# Number Theory: Prove that $x^{p-2}+\dots+x^2+x+1\equiv 0\pmod{p}$ has exactly $p-2$ solutions

I just completed this homework problem, but I was wondering if my proof was correct:

If $p$ is an odd prime, then prove that the congruence $x^{p-2}+\dots+x^2+x+1\equiv 0\pmod{p}$ has exactly $p-2$ incongruent solutions, and they are the integers $2,3,\dots,p-1$.

Proof

Let $f(x)=x^{p-2}+\dots+x^2+x+1$ and $g(x)=(x-1)f(x)$.

Note that $f(1)=(p-2)+1=p-1\not\equiv 0\pmod{p}$.

So, $g(x)=(x-1)(x^{p-2}+\dots+x^2+x+1)=x^{p-1}-1$.

Now, $x^{p-1}-1\equiv 0\pmod{p}$ has exactly $p-1$ incongruent solutions modulo $p$ by Lagrange's Theorem.

Note that $g(1)=(1-1)f(1)=0\equiv 0\pmod{p}$, so $1$ is a root of $g(x)$ modulo $p$. Hence, the incongruent roots of $g(x)$ modulo $p$ are $1,2,3,\dots,p-1$.

But every root of $g(x)$ other than $1$ is also a root of $f(x)$ (This is the part I'm concerned about.
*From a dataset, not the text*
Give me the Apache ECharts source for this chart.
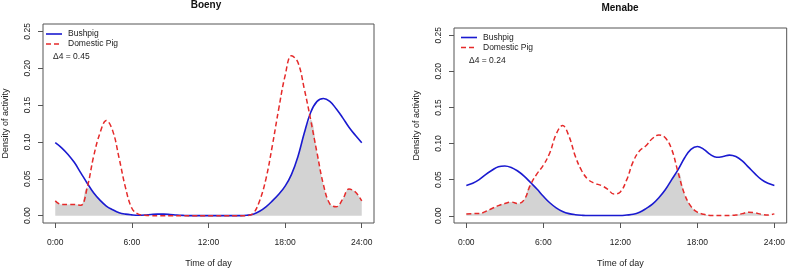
<!DOCTYPE html>
<html>
<head>
<meta charset="utf-8">
<script src="https://cdn.jsdelivr.net/npm/echarts@6/dist/echarts.min.js"></script>
<style>
  html, body { margin: 0; padding: 0; background: #fff; }
  #main { width: 788px; height: 273px; }
</style>
</head>
<body>
<div id="main"></div>
<script>
var hours = [0, 0.5, 1, 1.5, 2, 2.5, 3, 3.5, 4, 4.5, 5, 5.5, 6, 6.5, 7, 7.5, 8, 8.5, 9, 9.5,
  10, 10.5, 11, 11.5, 12, 12.5, 13, 13.5, 14, 14.5, 15, 15.5, 16, 16.5, 17, 17.5, 18, 18.5, 19, 19.5,
  20, 20.5, 21, 21.5, 22, 22.5, 23, 23.5, 24];

// Boeny
var boenyBush = [0.099, 0.092, 0.083, 0.072, 0.058, 0.044, 0.031, 0.021, 0.013, 0.008,
  0.004, 0.002, 0.001, 0.0005, 0.0008, 0.0015, 0.002, 0.002, 0.0015, 0.0008,
  0.0003, 0, 0, 0, 0, 0, 0, 0, 0, 0,
  0.0005, 0.002, 0.006, 0.012, 0.020, 0.029, 0.040, 0.056, 0.080, 0.112,
  0.140, 0.155, 0.159, 0.155, 0.145, 0.133, 0.120, 0.109, 0.099];
var boenyDom = [0.020, 0.015, 0.015, 0.015, 0.014, 0.038, 0.080, 0.112, 0.129, 0.115,
  0.078, 0.038, 0.010, 0.002, 0.0005, 0, 0, 0, 0, 0,
  0, 0, 0, 0, 0, 0, 0, 0, 0, 0,
  0, 0.003, 0.020, 0.050, 0.095, 0.145, 0.190, 0.217, 0.208, 0.172,
  0.130, 0.085, 0.042, 0.016, 0.012, 0.022, 0.036, 0.032, 0.020];

// Menabe
var menabeBush = [0.042, 0.045, 0.050, 0.057, 0.063, 0.068, 0.069, 0.067, 0.062, 0.055,
  0.046, 0.037, 0.027, 0.018, 0.011, 0.006, 0.003, 0.0015, 0.0007, 0.0003,
  0.0003, 0.0003, 0.0003, 0.0003, 0.0003, 0.001, 0.002, 0.005, 0.010, 0.016,
  0.025, 0.036, 0.050, 0.064, 0.080, 0.092, 0.096, 0.092, 0.085, 0.081,
  0.082, 0.084, 0.082, 0.076, 0.067, 0.058, 0.050, 0.045, 0.042];
var menabeDom = [0.0026, 0.003, 0.003, 0.006, 0.010, 0.014, 0.017, 0.019, 0.017, 0.022,
  0.043, 0.058, 0.070, 0.087, 0.113, 0.125, 0.110, 0.082, 0.062, 0.050,
  0.045, 0.042, 0.037, 0.030, 0.033, 0.050, 0.075, 0.090, 0.097, 0.107,
  0.112, 0.108, 0.092, 0.060, 0.030, 0.013, 0.005, 0.002, 0.0005, 0.0003,
  0.0003, 0.0005, 0.001, 0.003, 0.005, 0.004, 0.002, 0.001, 0.0026];

var xTicks = [0, 6, 12, 18, 24];
var yTicks = [0, 0.05, 0.10, 0.15, 0.20, 0.25];
var panels = ['Boeny', 'Menabe'];
var overlapText = ['\u03944 = 0.45', '\u03944 = 0.24'];

function pairs(ys) {
  return hours.map(function (h, i) { return [h, ys[i]]; });
}
function overlap(a, b) {
  return hours.map(function (h, i) { return [h, Math.min(a[i], b[i])]; });
}

var font = 'Liberation Sans, Arial, sans-serif';
var boxColor = '#555';
var textColor = '#222';

var grids = [
  { left: 38, top: 24, width: 336, height: 207 },
  { left: 454, top: 28, width: 333, height: 205 }
];

function xAxis(i) {
  return {
    type: 'value', gridIndex: i, min: -0.96, max: 24.96, position: 'bottom',
    name: 'Time of day', nameLocation: 'middle', nameGap: 36,
    nameTextStyle: { fontFamily: font, fontSize: 9, color: textColor },
    axisLine: { show: false, onZero: false },
    splitLine: { show: false },
    axisTick: { show: true, length: 5, customValues: xTicks, lineStyle: { color: boxColor } },
    axisLabel: {
      customValues: xTicks, margin: 15, fontFamily: font, fontSize: 8.5, color: textColor,
      formatter: function (v) { return v + ':00'; }
    }
  };
}
function yAxis(i) {
  return {
    type: 'value', gridIndex: i, min: -0.01, max: 0.26, position: 'left',
    name: 'Density of activity', nameLocation: 'middle', nameGap: 33,
    nameTextStyle: { fontFamily: font, fontSize: 9, color: textColor },
    axisLine: { show: false, onZero: false },
    splitLine: { show: false },
    axisTick: { show: true, length: 5, customValues: yTicks, lineStyle: { color: boxColor } },
    axisLabel: {
      customValues: yTicks, rotate: 90, margin: 11, fontFamily: font, fontSize: 8.5, color: textColor,
      formatter: function (v) { return v.toFixed(2); }
    }
  };
}

function seriesFor(i, bush, dom) {
  return [
    {
      type: 'line', xAxisIndex: i, yAxisIndex: i, data: overlap(bush, dom),
      smooth: 0.4, showSymbol: false, silent: true, z: 1,
      lineStyle: { width: 0 }, areaStyle: { color: '#d3d3d3', opacity: 1 }
    },
    {
      name: 'Bushpig', type: 'line', xAxisIndex: i, yAxisIndex: i, data: pairs(bush),
      smooth: 0.4, showSymbol: false, z: 2,
      lineStyle: { color: '#1a1ad0', width: 1.6 }
    },
    {
      name: 'Domestic Pig', type: 'line', xAxisIndex: i, yAxisIndex: i, data: pairs(dom),
      smooth: 0.4, showSymbol: false, z: 3,
      lineStyle: { color: '#e52a2a', width: 1.5, type: [5, 3] }
    }
  ];
}

// legend, title and overlap text per panel
var legendPos = [
  { lx: 46, ty: 34, tx: 68, dx: 53, dy: 57, title: [206, 5] },
  { lx: 461, ty: 37.5, tx: 483, dx: 469, dy: 61, title: [620, 8] }
];
var graphics = [];
legendPos.forEach(function (p, i) {
  graphics.push({ type: 'text', x: p.title[0], y: p.title[1],
    style: { text: panels[i], font: 'bold 10px ' + font, fill: '#111', textAlign: 'center', textVerticalAlign: 'middle' } });
  graphics.push({ type: 'line', shape: { x1: p.lx, y1: p.ty, x2: p.lx + 16, y2: p.ty },
    style: { stroke: '#1a1ad0', lineWidth: 1.6 } });
  graphics.push({ type: 'line', shape: { x1: p.lx, y1: p.ty + 10, x2: p.lx + 16, y2: p.ty + 10 },
    style: { stroke: '#e52a2a', lineWidth: 1.5, lineDash: [5, 3] } });
  graphics.push({ type: 'text', x: p.tx, y: p.ty,
    style: { text: 'Bushpig', font: '8.5px ' + font, fill: textColor, textVerticalAlign: 'middle' } });
  graphics.push({ type: 'text', x: p.tx, y: p.ty + 10,
    style: { text: 'Domestic Pig', font: '8.5px ' + font, fill: textColor, textVerticalAlign: 'middle' } });
  graphics.push({ type: 'text', x: p.dx, y: p.dy,
    style: { text: overlapText[i], font: '8.5px ' + font, fill: textColor, textVerticalAlign: 'middle' } });
});

var dom = document.getElementById('main');
var myChart = echarts.init(dom, null, { renderer: 'canvas' });

var option = {
  animation: false,
  backgroundColor: '#fff',
  grid: grids.map(function (g) {
    return Object.assign({ show: true, borderColor: boxColor, borderWidth: 1, backgroundColor: 'transparent' }, g);
  }),
  xAxis: [xAxis(0), xAxis(1)],
  yAxis: [yAxis(0), yAxis(1)],
  series: seriesFor(0, boenyBush, boenyDom).concat(seriesFor(1, menabeBush, menabeDom)),
  graphic: graphics
};

myChart.setOption(option);
window.addEventListener('resize', myChart.resize);
</script>
</body>
</html>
Is it clear that this is the case?), hence $f(x)$ has exactly $p-2$ incongruent roots modulo $p$, which are $2,3,\dots,p-1$. $\blacksquare$

• It is clear, I think clear enough not to require argument. We are working in a field. Nov 3 '15 at 5:50
• Ok great, that was my only concern, thank you! Nov 3 '15 at 6:02
• You are welcome. If you really want to be formal, suppose $g(a)\equiv 0$. Since $g(a)=(a-1)f(a)$, If $a-1\not\equiv 0$, then by multiplying both sides by the modular inverse of $a-1$ we find that $f(a)\equiv 0$. Nov 3 '15 at 6:16

If $a \in Z_p \setminus \{0,1\}$ and $p$ is prime, then: $$1+a+a^2+\cdots +a^{p-2}=(a^{p-1} - 1)\cdot(a-1)^{-1} = 0,$$because $a^{p-1}=1$.
On the other hand, if $a=1$, then $$1 + a + a^2 + \cdots + a^{p-2} = \underbrace{1+1+ \cdots +1}_{p-1} =(p-1) \ne 0.$$
Finally if $a = 0$, $$1 + a + a^2 + \cdots + a^{p-2} = 1 \ne 0.$$
So the solutions are all $a \ne 0, 1$, which are $p-2$ values.